*WHAT IS NEEDED*. Without the pictures, extract every line from the start of the material to the line containing "38.3, 38.1, 38.2, 38.0, 37.9, 37.6, 37.4, 37.7]", both ends included.

*STORED DATA*.
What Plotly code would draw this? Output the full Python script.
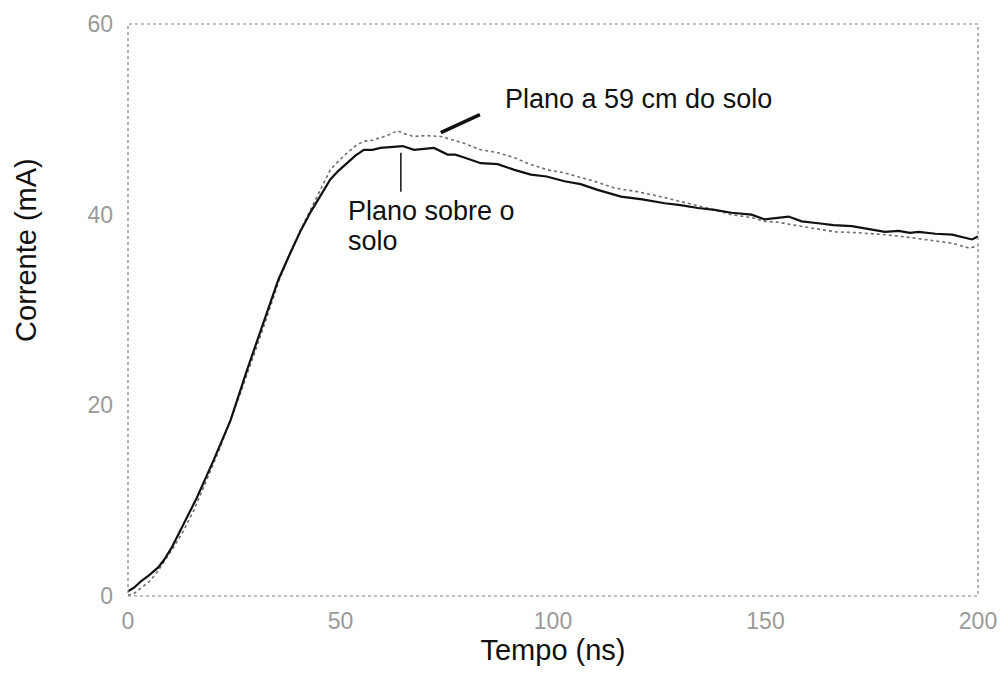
import plotly.graph_objects as go

# Plano sobre o solo (curva contínua)
t_sobre = [0, 1.5, 3.2, 5, 7.1, 8.5, 10.3, 13, 16.2, 20.1, 24.1, 28, 31.9, 35.4, 38, 40.5,
           43, 45.5, 47.6, 49.5, 51.6, 53.5, 55.5, 57.5, 59.4, 62, 64.6, 67.3, 69.5, 72,
           75.2, 77, 79.1, 83, 87, 90.9, 94.8, 98.5, 102.7, 106.5, 110.5, 116, 121, 126.3,
           130, 134.1, 138, 142, 146.7, 149.8, 155.4, 158.5, 162.4, 166, 170.3, 174, 178.1,
           181.3, 184, 186, 190, 193.9, 196.5, 198.6, 200]
i_sobre = [0.5, 0.9, 1.6, 2.2, 3.0, 3.8, 5.1, 7.5, 10.3, 14.2, 18.4, 23.7, 28.6, 33.2, 35.8,
           38.2, 40.3, 42.1, 43.7, 44.6, 45.4, 46.2, 46.8, 46.8, 47.0, 47.1, 47.2, 46.8, 46.9,
           47.0, 46.3, 46.3, 46.0, 45.4, 45.3, 44.7, 44.2, 44.0, 43.5, 43.2, 42.6, 41.9, 41.6,
           41.2, 41.0, 40.7, 40.5, 40.2, 40.0, 39.5, 39.8, 39.3, 39.1, 38.9, 38.8, 38.5, 38.2,
           38.3, 38.1, 38.2, 38.0, 37.9, 37.6, 37.4, 37.7]

# Plano a 59 cm do solo (curva pontilhada)
t_59 = [0, 1.2, 3, 5.2, 7, 9.1, 11, 13, 15.5, 17.8, 21.7, 26.4, 31.9, 35.4, 38, 40.5, 43,
        45.5, 47.6, 49.5, 51.6, 53.5, 55.4, 57.5, 59.4, 61.5, 63.4, 65, 67.2, 70, 73.6, 76,
        79, 83, 87, 90.8, 94.5, 98.8, 102.5, 106.6, 110.5, 114.4, 120, 126.2, 130, 134.2,
        138, 142, 146.7, 149.8, 153, 156.8, 161, 166.3, 172, 178.1, 184, 189.9, 194, 197.9, 200]
i_59 = [0.1, 0.2, 0.8, 1.6, 2.6, 4.0, 5.3, 6.8, 9.0, 11.4, 15.6, 21.2, 28.2, 32.9, 35.8, 38.3,
        40.6, 42.8, 44.7, 45.6, 46.5, 47.2, 47.7, 47.8, 48.1, 48.4, 48.8, 48.5, 48.2, 48.3,
        48.2, 47.9, 47.5, 46.8, 46.5, 46.0, 45.3, 44.7, 44.4, 43.9, 43.4, 42.8, 42.4, 41.8,
        41.4, 40.9, 40.5, 40.0, 39.7, 39.3, 39.2, 38.9, 38.6, 38.2, 38.1, 37.9, 37.6, 37.2,
        37.0, 36.5, 36.7]

x_ticks = [0, 50, 100, 150, 200]
y_ticks = [0, 20, 40, 60]

FONT = "Liberation Sans, Arial, sans-serif"
INK = "#111111"

fig = go.Figure()
fig.add_trace(go.Scatter(x=t_59, y=i_59, mode="lines",
                         line=dict(color="#6e6e6e", width=1.6, dash="dot"),
                         showlegend=False))
fig.add_trace(go.Scatter(x=t_sobre, y=i_sobre, mode="lines",
                         line=dict(color=INK, width=2.2),
                         showlegend=False))

# dotted frame around the plotting area
fig.add_shape(type="rect", xref="paper", yref="paper", x0=0, y0=0, x1=1, y1=1,
              line=dict(color="#808080", width=1.2, dash="dot"))

# pointer lines for the labels
fig.add_shape(type="line", x0=73.6, y0=48.6, x1=82.8, y1=50.5,
              line=dict(color=INK, width=3.5))
fig.add_shape(type="line", x0=64.2, y0=46.5, x1=64.2, y1=42.4,
              line=dict(color=INK, width=1.5))

fig.add_annotation(x=88.2, y=52.1, text="Plano a 59 cm do solo", showarrow=False,
                   xanchor="left", yanchor="middle",
                   font=dict(family=FONT, size=27, color=INK))
fig.add_annotation(x=51.4, y=40.35, text="Plano sobre o", showarrow=False,
                   xanchor="left", yanchor="middle",
                   font=dict(family=FONT, size=27, color=INK))
fig.add_annotation(x=51.4, y=37.2, text="solo", showarrow=False,
                   xanchor="left", yanchor="middle",
                   font=dict(family=FONT, size=27, color=INK))

# y axis title, rotated
fig.add_annotation(xref="paper", yref="paper", x=-0.12, y=0.605, text="Corrente (mA)",
                   textangle=-90, showarrow=False, xanchor="center", yanchor="middle",
                   font=dict(family=FONT, size=29, color=INK))

fig.update_xaxes(range=[0, 200], tickvals=x_ticks, ticks="", showgrid=False,
                 zeroline=False, showline=False, ticklabelstandoff=9,
                 tickfont=dict(family=FONT, size=23, color="#9a9a9a"),
                 title=dict(text="Tempo (ns)", font=dict(family=FONT, size=29, color=INK),
                            standoff=2))
fig.update_yaxes(range=[0, 60], tickvals=y_ticks, ticks="", showgrid=False,
                 zeroline=False, showline=False, ticklabelstandoff=14,
                 tickfont=dict(family=FONT, size=23, color="#9a9a9a"))

fig.update_layout(width=1008, height=675, paper_bgcolor="white", plot_bgcolor="white",
                  margin=dict(l=128, r=30, t=24, b=79))

fig.write_html("out.html")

*SOLUTION BELOW*.
What Plotly code would draw this? Output the full Python script.
import plotly.graph_objects as go

# Plano sobre o solo (curva contínua)
t_sobre = [0, 1.5, 3.2, 5, 7.1, 8.5, 10.3, 13, 16.2, 20.1, 24.1, 28, 31.9, 35.4, 38, 40.5,
           43, 45.5, 47.6, 49.5, 51.6, 53.5, 55.5, 57.5, 59.4, 62, 64.6, 67.3, 69.5, 72,
           75.2, 77, 79.1, 83, 87, 90.9, 94.8, 98.5, 102.7, 106.5, 110.5, 116, 121, 126.3,
           130, 134.1, 138, 142, 146.7, 149.8, 155.4, 158.5, 162.4, 166, 170.3, 174, 178.1,
           181.3, 184, 186, 190, 193.9, 196.5, 198.6, 200]
i_sobre = [0.5, 0.9, 1.6, 2.2, 3.0, 3.8, 5.1, 7.5, 10.3, 14.2, 18.4, 23.7, 28.6, 33.2, 35.8,
           38.2, 40.3, 42.1, 43.7, 44.6, 45.4, 46.2, 46.8, 46.8, 47.0, 47.1, 47.2, 46.8, 46.9,
           47.0, 46.3, 46.3, 46.0, 45.4, 45.3, 44.7, 44.2, 44.0, 43.5, 43.2, 42.6, 41.9, 41.6,
           41.2, 41.0, 40.7, 40.5, 40.2, 40.0, 39.5, 39.8, 39.3, 39.1, 38.9, 38.8, 38.5, 38.2,
           38.3, 38.1, 38.2, 38.0, 37.9, 37.6, 37.4, 37.7]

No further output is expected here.